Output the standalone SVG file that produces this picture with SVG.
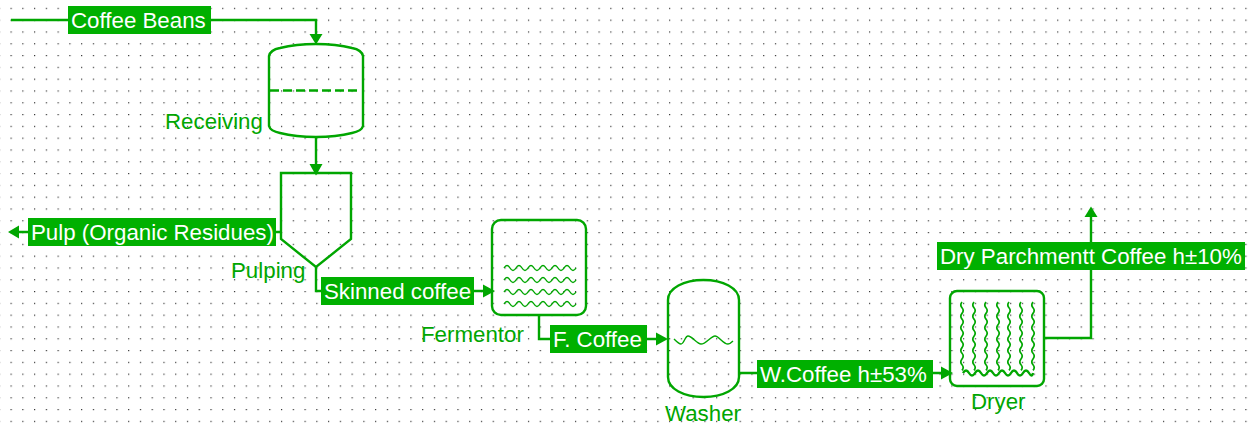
<svg xmlns="http://www.w3.org/2000/svg" width="1248" height="425" viewBox="0 0 1248 425">
<style>
.s{fill:none;stroke:#00a600;stroke-width:2.4}
.w{fill:none;stroke:#00a600;stroke-width:1.4}
.v{fill:none;stroke:#00a600;stroke-width:1.7}
.c{fill:none;stroke:#00a600;stroke-width:2.4}
.a{fill:#00a600}
.b{fill:#00b000}
text{font-family:"Liberation Sans",Arial,sans-serif;font-size:22.3px}
.l{fill:#fff}
.n{fill:#00a600}
</style>
<defs>
<pattern id="dots" x="10.5" y="7.8" width="11.76" height="11.8" patternUnits="userSpaceOnUse"><rect width="1.2" height="1.2" fill="#333"/></pattern>
<path id="wv" d="M0 0q3-5 6 0t6 0 6 0 6 0 6 0 6 0 6 0 6 0 6 0 6 0 6 0 6 0"/>
<path id="vw" d="M0 0q-2.400 3 0 5.700t0 5.700 0 5.700 0 5.700 0 5.700 0 5.700 0 5.700 0 5.700 0 5.700 0 5.700 0 5.700 0 5.700"/>
</defs>
<rect width="1248" height="425" fill="#fff"/>
<rect width="1248" height="425" fill="url(#dots)"/>
<g id="connectors">
<path class="c" d="M11 20H316V36"/><path class="a" d="M309.500 34h13l-6.500 10.500z"/>
<path class="c" d="M316 137V165"/><path class="a" d="M309.500 164h13l-6.500 11.500z"/>
<path class="c" d="M281 232H18"/><path class="a" d="M19 225.500v13l-11-6.500z"/>
<path class="c" d="M316 267V291H484"/><path class="a" d="M483 284.500v13l12-6.500z"/>
<path class="c" d="M539 315V339H657"/><path class="a" d="M656 332.500v13l12-6.500z"/>
<path class="c" d="M739 373H942"/><path class="a" d="M941 366.500v13l12-6.500z"/>
<path class="c" d="M1044 338H1091V216"/><path class="a" d="M1084.500 217h13l-6.500-10.500z"/>
</g>
<g id="receiving">
<path class="s" d="M269 56C270 51 275 49 280 48C292 45 304 44 316 44C328 44 340 45 352 48C357 49 362 51 363 56V126C362 130 357 132 352 133C340 136 328 137 316 137C304 137 292 136 280 133C275 132 270 130 269 126Z"/>
<path class="s" style="stroke-dasharray:9 4" d="M270 90.500H358"/>
<text class="n" x="165" y="129">Receiving</text>
</g>
<g id="pulping">
<path class="s" d="M281 173H351V239L316 267L281 239Z"/>
<text class="n" x="231" y="278">Pulping</text>
</g>
<g id="fermentor">
<rect class="s" x="492" y="220" width="94" height="95" rx="9"/>
<use class="w" href="#wv" x="504" y="268"/><use class="w" href="#wv" x="504" y="280"/><use class="w" href="#wv" x="504" y="292"/><use class="w" href="#wv" x="504" y="304"/>
<text class="n" x="421" y="342">Fermentor</text>
</g>
<g id="washer">
<path class="s" d="M668 300C668 288 684 280 703.500 280C723 280 739 288 739 300V377C739 389 723 397 703.500 397C684 397 668 389 668 377Z"/>
<path class="w" d="M674 339C677 342 679 344 681 344C684 344 685 336 688 336C692 336 697 344 701 344C706 344 711 336 715 336C719 336 723 344 728 344C730 344 732 342 733 341"/>
<text class="n" x="665" y="421">Washer</text>
</g>
<g id="dryer">
<rect class="s" x="950" y="291" width="94" height="95" rx="7"/>
<use class="v" href="#vw" x="962" y="302"/><use class="v" href="#vw" x="974" y="302"/><use class="v" href="#vw" x="986" y="302"/><use class="v" href="#vw" x="998" y="302"/><use class="v" href="#vw" x="1009" y="302"/><use class="v" href="#vw" x="1021" y="302"/><use class="v" href="#vw" x="1033" y="302"/>
<path class="s" d="M963 373q3-5 6 0t6 0 6 0 6 0 6 0 6 0 6 0 6 0 6 0 6 0 6 0 4 0"/>
<text class="n" x="971" y="409">Dryer</text>
</g>
<g id="lbl-beans"><rect class="b" x="68" y="6" width="143" height="28"/><text class="l" x="71" y="28">Coffee Beans</text></g>
<g id="lbl-pulp"><rect class="b" x="28" y="218" width="248" height="28"/><text class="l" x="31" y="240">Pulp (Organic Residues)</text></g>
<g id="lbl-skinned"><rect class="b" x="321" y="277" width="153" height="28"/><text class="l" x="324" y="299">Skinned coffee</text></g>
<g id="lbl-fcoffee"><rect class="b" x="550" y="325" width="97" height="28"/><text class="l" x="553" y="347">F. Coffee</text></g>
<g id="lbl-wcoffee"><rect class="b" x="757" y="360" width="176" height="28"/><text class="l" x="760" y="382">W.Coffee h±53%</text></g>
<g id="lbl-dry"><rect class="b" x="937" y="242" width="308" height="28"/><text class="l" x="940" y="264">Dry Parchmentt Coffee h±10%</text></g>
</svg>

Do this: Working from the lines above, reproduce the material exactly and exclude its pictures.

Output of the exercise:
Output the standalone SVG file that produces this picture with SVG.
<svg xmlns="http://www.w3.org/2000/svg" width="1248" height="425" viewBox="0 0 1248 425">
<style>
.s{fill:none;stroke:#00a600;stroke-width:2.4}
.w{fill:none;stroke:#00a600;stroke-width:1.4}
.v{fill:none;stroke:#00a600;stroke-width:1.7}
.c{fill:none;stroke:#00a600;stroke-width:2.4}
.a{fill:#00a600}
.b{fill:#00b000}
text{font-family:"Liberation Sans",Arial,sans-serif;font-size:22.3px}
.l{fill:#fff}
.n{fill:#00a600}
</style>
<defs>
<pattern id="dots" x="10.5" y="7.8" width="11.76" height="11.8" patternUnits="userSpaceOnUse"><rect width="1.2" height="1.2" fill="#333"/></pattern>
<path id="wv" d="M0 0q3-5 6 0t6 0 6 0 6 0 6 0 6 0 6 0 6 0 6 0 6 0 6 0 6 0"/>
<path id="vw" d="M0 0q-2.400 3 0 5.700t0 5.700 0 5.700 0 5.700 0 5.700 0 5.700 0 5.700 0 5.700 0 5.700 0 5.700 0 5.700 0 5.700"/>
</defs>
<rect width="1248" height="425" fill="#fff"/>
<rect width="1248" height="425" fill="url(#dots)"/>
<g id="connectors">
<path class="c" d="M11 20H316V36"/><path class="a" d="M309.500 34h13l-6.500 10.500z"/>
<path class="c" d="M316 137V165"/><path class="a" d="M309.500 164h13l-6.500 11.500z"/>
<path class="c" d="M281 232H18"/><path class="a" d="M19 225.500v13l-11-6.500z"/>
<path class="c" d="M316 267V291H484"/><path class="a" d="M483 284.500v13l12-6.500z"/>
<path class="c" d="M539 315V339H657"/><path class="a" d="M656 332.500v13l12-6.500z"/>
<path class="c" d="M739 373H942"/><path class="a" d="M941 366.500v13l12-6.500z"/>
<path class="c" d="M1044 338H1091V216"/><path class="a" d="M1084.500 217h13l-6.500-10.500z"/>
</g>
<g id="receiving">
<path class="s" d="M269 56C270 51 275 49 280 48C292 45 304 44 316 44C328 44 340 45 352 48C357 49 362 51 363 56V126C362 130 357 132 352 133C340 136 328 137 316 137C304 137 292 136 280 133C275 132 270 130 269 126Z"/>
<path class="s" style="stroke-dasharray:9 4" d="M270 90.500H358"/>
<text class="n" x="165" y="129">Receiving</text>
</g>
<g id="pulping">
<path class="s" d="M281 173H351V239L316 267L281 239Z"/>
<text class="n" x="231" y="278">Pulping</text>
</g>
<g id="fermentor">
<rect class="s" x="492" y="220" width="94" height="95" rx="9"/>
<use class="w" href="#wv" x="504" y="268"/><use class="w" href="#wv" x="504" y="280"/><use class="w" href="#wv" x="504" y="292"/><use class="w" href="#wv" x="504" y="304"/>
<text class="n" x="421" y="342">Fermentor</text>
</g>
<g id="washer">
<path class="s" d="M668 300C668 288 684 280 703.500 280C723 280 739 288 739 300V377C739 389 723 397 703.500 397C684 397 668 389 668 377Z"/>
<path class="w" d="M674 339C677 342 679 344 681 344C684 344 685 336 688 336C692 336 697 344 701 344C706 344 711 336 715 336C719 336 723 344 728 344C730 344 732 342 733 341"/>
<text class="n" x="665" y="421">Washer</text>
</g>
<g id="dryer">
<rect class="s" x="950" y="291" width="94" height="95" rx="7"/>
<use class="v" href="#vw" x="962" y="302"/><use class="v" href="#vw" x="974" y="302"/><use class="v" href="#vw" x="986" y="302"/><use class="v" href="#vw" x="998" y="302"/><use class="v" href="#vw" x="1009" y="302"/><use class="v" href="#vw" x="1021" y="302"/><use class="v" href="#vw" x="1033" y="302"/>
<path class="s" d="M963 373q3-5 6 0t6 0 6 0 6 0 6 0 6 0 6 0 6 0 6 0 6 0 6 0 4 0"/>
<text class="n" x="971" y="409">Dryer</text>
</g>
<g id="lbl-beans"><rect class="b" x="68" y="6" width="143" height="28"/><text class="l" x="71" y="28">Coffee Beans</text></g>
<g id="lbl-pulp"><rect class="b" x="28" y="218" width="248" height="28"/><text class="l" x="31" y="240">Pulp (Organic Residues)</text></g>
<g id="lbl-skinned"><rect class="b" x="321" y="277" width="153" height="28"/><text class="l" x="324" y="299">Skinned coffee</text></g>
<g id="lbl-fcoffee"><rect class="b" x="550" y="325" width="97" height="28"/><text class="l" x="553" y="347">F. Coffee</text></g>
<g id="lbl-wcoffee"><rect class="b" x="757" y="360" width="176" height="28"/><text class="l" x="760" y="382">W.Coffee h±53%</text></g>
<g id="lbl-dry"><rect class="b" x="937" y="242" width="308" height="28"/><text class="l" x="940" y="264">Dry Parchmentt Coffee h±10%</text></g>
</svg>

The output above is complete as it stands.